In March, after Peru beat Paraguay and lost to El Salvador, coach Ricardo Gareca mused that his team "are capable of playing anyone on equal terms. But any other team can do the same to us and can beat us." The Copa America has provided plenty of evidence that he was correct.
In its first four games, Peru found the target in only one. Moreover, in its previous two matches, it did not remotely threaten to score a goal. Did such a team have any right to be taking part in a semifinal? Straight out of the blocks on Wednesday in Porto Alegre, Brazil -- against two-time champions Chile, no less -- Peru showed that it did.
This was not the Peru that folded so easily in the group game against Brazil, losing 5-0, nor was it the Peru that held on grimly against Uruguay in the quarterfinal, defending so deep that centre-forward Paolo Guerrero might as well have been on a different continent.
On a cold night in Porto Alegre, Peru wasted no time in showing its other face. It pressed high and aggressively, this time giving plenty of support to Guerrero. Within two minutes, he set up a chance that Cristian Cueva hit wide.
The opening goal, on 21 minutes, had everything to do with the proactive Peruvian approach. It might not have happened had Arturo Vidal not landed badly after jumping for a cross, but he was already outnumbered down Chile's left flank.
Key to the move were the numbers with which Peru attacked. Holding midfielder Renato Tapia competed with Vidal in the area, and the ball broke to Cueva. His cross was nodded on by right-winger Andre Carrillo in the centre-forward position, and left-sided midfielder Edison Flores volleyed home at the far post.
Chile had to chase the game, at which point its age -- eight outfield starters were 29 or older -- became a problem. Back in October, when Reinaldo Rueda was trying to bring young players through, Chile lost 3-0 to Peru in a Miami friendly. Under pressure for results, the coach concluded that he had to recall the old guard, only four of whom played that day.
Rueda has marshaled the resources at his disposal with wisdom, but there is no definitive answer to the effects of time. Chile's style is dependent on throwing full-backs forward, and there were signs that potency remains in attack.
Chile nearly took the lead when left-back Jean Beausejour overlapped and pulled back for Charles Aranguiz to shoot just wide, and after Flores' goal, Chile went close to an equaliser when right-back Mauricio Isla put in a ball across the face of goal.

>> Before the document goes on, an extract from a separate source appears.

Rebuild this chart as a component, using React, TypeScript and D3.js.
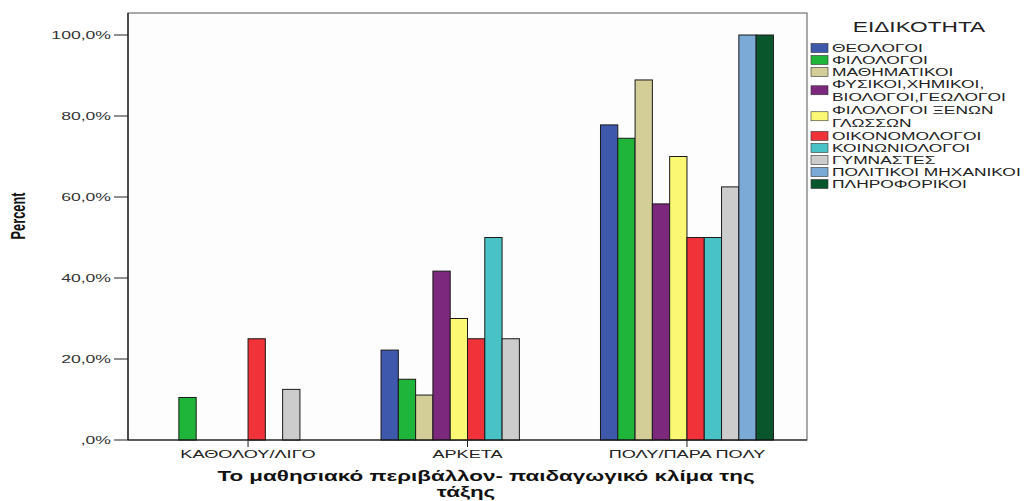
import React from 'react';
import * as d3 from 'd3';

const categories = ['ΚΑΘΟΛΟΥ/ΛΙΓΟ', 'ΑΡΚΕΤΑ', 'ΠΟΛΥ/ΠΑΡΑ ΠΟΛΥ'];

const seriesNames: string[][] = [
  ['ΘΕΟΛΟΓΟΙ'],
  ['ΦΙΛΟΛΟΓΟΙ'],
  ['ΜΑΘΗΜΑΤΙΚΟΙ'],
  ['ΦΥΣΙΚΟΙ,ΧΗΜΙΚΟΙ,', 'ΒΙΟΛΟΓΟΙ,ΓΕΩΛΟΓΟΙ'],
  ['ΦΙΛΟΛΟΓΟΙ ΞΕΝΩΝ', 'ΓΛΩΣΣΩΝ'],
  ['ΟΙΚΟΝΟΜΟΛΟΓΟΙ'],
  ['ΚΟΙΝΩΝΙΟΛΟΓΟΙ'],
  ['ΓΥΜΝΑΣΤΕΣ'],
  ['ΠΟΛΙΤΙΚΟΙ ΜΗΧΑΝΙΚΟΙ'],
  ['ΠΛΗΡΟΦΟΡΙΚΟΙ'],
];

const seriesColors = [
  '#3E58AC', '#1EB53A', '#D3CE97', '#7C287D', '#FBF873',
  '#EF3338', '#48C2C5', '#CCCCCC', '#7AAAD5', '#0A562C',
];

// percent per category (ΚΑΘΟΛΟΥ/ΛΙΓΟ, ΑΡΚΕΤΑ, ΠΟΛΥ/ΠΑΡΑ ΠΟΛΥ); null = no bar
const theologoi = [null, 22.2, 77.8];
const filologoi = [10.5, 15.0, 74.5];
const mathimatikoi = [null, 11.1, 88.9];
const fysikoi = [null, 41.7, 58.3];
const xenonGlosson = [null, 30.0, 70.0];
const oikonomologoi = [25.0, 25.0, 50.0];
const koinoniologoi = [null, 50.0, 50.0];
const gymnastes = [12.5, 25.0, 62.5];
const politikoiMichanikoi = [null, null, 100.0];
const pliroforikoi = [null, null, 100.0];

const seriesValues: (number | null)[][] = [
  theologoi, filologoi, mathimatikoi, fysikoi, xenonGlosson,
  oikonomologoi, koinoniologoi, gymnastes, politikoiMichanikoi, pliroforikoi,
];

const yTicks = [0, 20, 40, 60, 80, 100];

const FONT = 'Liberation Sans, Arial, sans-serif';

function SText(props: {
  x: number; y: number; sx: number; anchor?: string; size: number;
  weight?: string | number; fill?: string; rotate?: number; children: React.ReactNode;
}) {
  const { x, y, sx, anchor = 'start', size, weight = 'normal', fill = '#222', rotate = 0, children } = props;
  return (
    <text
      transform={`translate(${x},${y}) rotate(${rotate}) scale(${sx},1)`}
      textAnchor={anchor}
      fontSize={size}
      fontFamily={FONT}
      fontWeight={weight}
      fill={fill}
    >
      {children}
    </text>
  );
}

export default function App() {
  const W = 1027, H = 501;
  const left = 128, right = 807, top = 13, bottom = 440;

  const x0 = d3.scaleBand<string>()
    .domain(categories)
    .range([left, right])
    .paddingInner(0.212)
    .paddingOuter(0.153);
  const x1 = d3.scaleBand<number>()
    .domain(d3.range(seriesNames.length))
    .range([0, x0.bandwidth()])
    .padding(0);
  const y = d3.scaleLinear().domain([0, 100]).range([bottom, 35]);

  // legend layout
  const legendItems: { lines: string[]; baselines: number[]; color: string }[] = [];
  let b = 52;
  seriesNames.forEach((lines, i) => {
    const baselines = lines.map((_, j) => b + j * 12.5);
    legendItems.push({ lines, baselines, color: seriesColors[i] });
    b = baselines[baselines.length - 1] + (lines.length > 1 ? 13.5 : 12);
  });

  return (
    <svg width={W} height={H} style={{ position: 'absolute', left: 0, top: 0, background: '#fff' }}>
      <rect x={0} y={0} width={W} height={H} fill="#ffffff" />
      {/* plot frame */}
      <rect x={left} y={top} width={right - left} height={bottom - top} fill="#fdfdfd" stroke="#555" strokeWidth={1} />

      {/* bars */}
      {categories.map((c, ci) => (
        <g key={c} transform={`translate(${x0(c)},0)`}>
          {seriesValues.map((vals, si) => {
            const v = vals[ci];
            if (v == null) return null;
            return (
              <rect
                key={si}
                x={x1(si)!}
                y={y(v)}
                width={x1.bandwidth()}
                height={bottom - y(v)}
                fill={seriesColors[si]}
                stroke="#1a1a1a"
                strokeWidth={1}
              />
            );
          })}
        </g>
      ))}

      {/* axes */}
      <line x1={left} x2={left} y1={top} y2={bottom} stroke="#111" strokeWidth={1.2} />
      <line x1={left} x2={right} y1={bottom} y2={bottom} stroke="#111" strokeWidth={1.2} />

      {yTicks.map((t) => (
        <g key={t}>
          <line x1={left - 14} x2={left} y1={y(t)} y2={y(t)} stroke="#222" strokeWidth={1} />
          <SText x={left - 17} y={y(t) + 4} sx={1.6} anchor="end" size={11} fill="#333">
            {t === 0 ? ',0%' : `${t},0%`}
          </SText>
        </g>
      ))}

      {categories.map((c) => {
        const cx = x0(c)! + x0.bandwidth() / 2;
        return (
          <g key={c}>
            <line x1={cx} x2={cx} y1={bottom} y2={bottom + 7} stroke="#222" strokeWidth={1} />
            <SText x={cx} y={458} sx={1.65} anchor="middle" size={11} fill="#222">{c}</SText>
          </g>
        );
      })}

      {/* axis titles */}
      <SText x={25} y={216} sx={0.64} rotate={-90} anchor="middle" size={20} weight="bold" fill="#111">
        Percent
      </SText>
      <SText x={486} y={481} sx={1.6} anchor="middle" size={14} weight="bold" fill="#111">
        Το μαθησιακό περιβάλλον- παιδαγωγικό κλίμα της
      </SText>
      <SText x={466} y={497} sx={1.6} anchor="middle" size={14} weight="bold" fill="#111">
        τάξης
      </SText>

      {/* legend */}
      <SText x={919} y={32} sx={1.62} anchor="middle" size={14} fill="#222">ΕΙΔΙΚΟΤΗΤΑ</SText>
      {legendItems.map((it, i) => {
        const first = it.baselines[0];
        const last = it.baselines[it.baselines.length - 1];
        const cy = (first + last) / 2 - 4;
        return (
          <g key={i}>
            <rect x={811} y={cy - 4.5} width={17} height={9} fill={it.color} stroke="#333" strokeWidth={0.6} />
            {it.lines.map((ln, j) => (
              <SText key={j} x={832} y={it.baselines[j]} sx={1.58} size={11} fill="#222">{ln}</SText>
            ))}
          </g>
        );
      })}
    </svg>
  );
}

But how to defend the space left behind? The veterans no longer have the lung power to get up and back, and the buildup to Peru's second goal was symbolic.

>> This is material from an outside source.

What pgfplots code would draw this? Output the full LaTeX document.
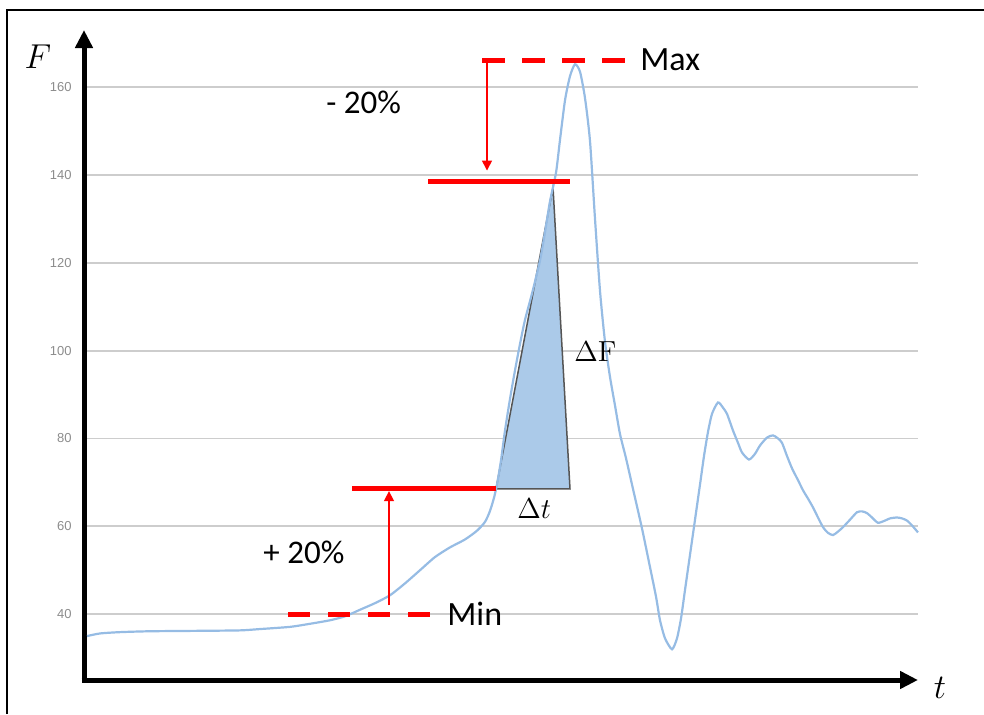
\documentclass[border=0pt]{standalone}
\usepackage{pgfplots}
\pgfplotsset{compat=1.18}
\usepackage{fontspec}
\usetikzlibrary{arrows.meta}
\newfontfamily\calibri{Carlito}
\newfontfamily\arial{Liberation Sans}
\definecolor{curveblue}{RGB}{150,188,228}
\definecolor{trifill}{RGB}{171,202,233}
\definecolor{gridgray}{RGB}{205,205,205}
\definecolor{tickgray}{RGB}{140,140,140}
\definecolor{tridraw}{RGB}{85,85,85}
\begin{document}
\begin{tikzpicture}
\useasboundingbox (0pt,0pt) rectangle (492pt,357pt);
\begin{axis}[
  at={(42pt,17pt)}, anchor=south west,
  scale only axis, width=417pt, height=325pt,
  xmin=84, xmax=918, ymin=25, ymax=173,
  clip=false,
  axis lines=left,
  axis line style={line width=2.5pt, shorten <=-1.25pt, -{Triangle[length=9pt,width=8.5pt]}},
  xtick=\empty,
  ytick={40,60,...,160},
  major tick length=0pt,
  ymajorgrids,
  grid style={gridgray, line width=0.9pt},
  /pgf/number format/assume math mode=true,
  yticklabel style={font=\fontsize{6.5}{7}\arial, text=tickgray, anchor=east, inner sep=0pt, xshift=-6pt},
  no markers,
]
\addplot[fill=trifill, draw=tridraw, line width=0.75pt] coordinates {(496,68.5) (570,68.5) (553,137.2) (496,68.5)};
\addplot[curveblue, line width=1.1pt, smooth, tension=0.4] coordinates {
(87,35.0) (100,35.6) (120,35.9) (150,36.1) (200,36.2) (240,36.3) (260,36.6) (290,37.1)
(310,37.8) (330,38.6) (345,39.5) (360,41.0) (375,42.5) (390,44.3) (405,47.0) (420,50.0)
(435,53.0) (450,55.2) (465,57.0) (477,59.0) (485,61.0) (490,63.5) (494,66.5) (497,69.5)
(501,75) (505,81.8) (510,89) (515,95.5) (520,101.5) (525,107) (532,113) (540,120.5)
(545,127) (550,134) (556,140.5) (560,148) (565,157) (570,162.5) (575,165.2) (580,163.5)
(585,157.5) (590,147.7) (595,130) (600,113.6) (605,102) (610,94) (615,87.5) (620,81)
(626,75.5) (633,68.5) (642,59.5) (650,50.7) (656,44) (660,38.6) (665,34.5) (672,32.0)
(677,34.5) (681,39) (685,45.5) (690,53.5) (695,61.5) (700,69.5) (704,76) (708,81.5)
(712,85.6) (718,88.2) (723,87) (727,85.6) (733,81.8) (738,79) (742,76.8)
(749,75.2) (755,76.5) (760,78.4) (767,80.2) (773,80.7) (778,80) (782,79) (787,76)
(792,73.2) (798,70.5) (803,68.2) (808,66.3) (813,64.3) (818,62) (823,59.8) (828,58.5)
(833,58.0) (838,58.8) (843,59.8) (850,61.5) (857,63.2) (862,63.4) (867,63) (872,62)
(878,60.8) (885,61.3) (890,61.8) (897,62.0) (902,61.8) (907,61.3) (912,60.2) (918,58.6)
};
% red annotations
\addplot[red, line width=2.5pt, dash pattern=on 11.5pt off 8.5pt] coordinates {(482,166.1) (625,166.1)};
\addplot[red, line width=2.5pt, dash pattern=on 11pt off 9pt] coordinates {(288,40.0) (430,40.0)};
\addplot[red, line width=2.5pt] coordinates {(428,138.4) (570,138.4)};
\addplot[red, line width=2.5pt] coordinates {(352,68.5) (496,68.5)};
\addplot[red, line width=0.75pt, -{Triangle[length=5pt,width=5pt]}] coordinates {(487,165.5) (487,141.0)};
\addplot[red, line width=0.75pt, -{Triangle[length=5pt,width=5pt]}] coordinates {(389,42.0) (389,68.0)};
\end{axis}
\begin{scope}[x=0.5pt,y=-0.5pt,shift={(0pt,357pt)}]
\draw[line width=1pt] (6.5,714) -- (6.5,10.5) -- (984,10.5);
\node[anchor=center, inner sep=0pt] at (38,57) {\fontsize{17.5}{18}\selectfont $F$};
\node[anchor=center, inner sep=0pt] at (940,688) {\fontsize{17.5}{18}\selectfont $t$};
\node[anchor=west, inner sep=0pt] at (640,60) {\fontsize{17}{18}\calibri Max};
\node[anchor=west, inner sep=0pt] at (326,102) {\fontsize{16.5}{18}\calibri - 20\%};
\node[anchor=west, inner sep=0pt] at (263,552) {\fontsize{16.5}{18}\calibri + 20\%};
\node[anchor=west, inner sep=0pt] at (447,614) {\fontsize{17}{18}\calibri Min};
\node[anchor=west, inner sep=0pt] at (574,352) {\fontsize{14.5}{16}\selectfont $\Delta\mathrm{F}$};
\node[anchor=west, inner sep=0pt] at (517,509) {\fontsize{14.5}{16}\selectfont $\Delta t$};
\end{scope}
\end{tikzpicture}
\end{document}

A long ball was played into space behind Beausejour. In Chile's glory days of winning back-to-back Copa America titles, keeper Claudio Bravo would have come out of his area and dealt with the problem. He is gone, though, and replacement Gabriel Arias is a safe keeper, but he lacks the same ability as a footballer.
He charged out of his area without competence or conviction, Carrillo drew him and crossed from the right, and Yoshimar Yotun chested down to score with a neat left-foot finish from the edge of the penalty area.
Could the reigning champions react? At halftime, Rueda brought on Arturo Sagal -- a mixture of right winger and centre-forward -- which allowed Alexis Sanchez to drop deeper and set up play. Eduardo Vargas glanced a header against the post, then later latched on to a defensive error, raced away and earned a penalty shot, but he saw his attempt blocked by goalkeeper Pedro Gallese.
Struggling to find the sharpness of old, Sanchez also forced a superb save, with Gallese plunging to his right to keep out a shot that seemed destined to bring Chile back into the game.
Peru's keeper is a symbol of his side's unpredictable nature. A pitiful figure in the 5-0 drubbing against Brazil, he was immense when his side needed him most in the second half Wednesday, and he even managed to rub salt into the wound when the outcome was no longer in doubt.
Guerrero had scored a clever third when, with almost the last kick of the game, Chile had the chance of a consolation from the penalty spot. Vargas went for the Panenka, but Gallese reacted quickly to stand tall and make the save. Peru will surely need its keeper in similar form in Sunday's final against Brazil.
For Chile, meanwhile, an era surely ends. There can be no alternative to rebuilding the side, and the media and public must be prepared for a lean period while new players are blooded. The most glorious phase in team history will come to a close in Saturday's third-place playoff against Argentina, a melancholic repeat of the past two Copa finals, each of which ended with Chilean joy.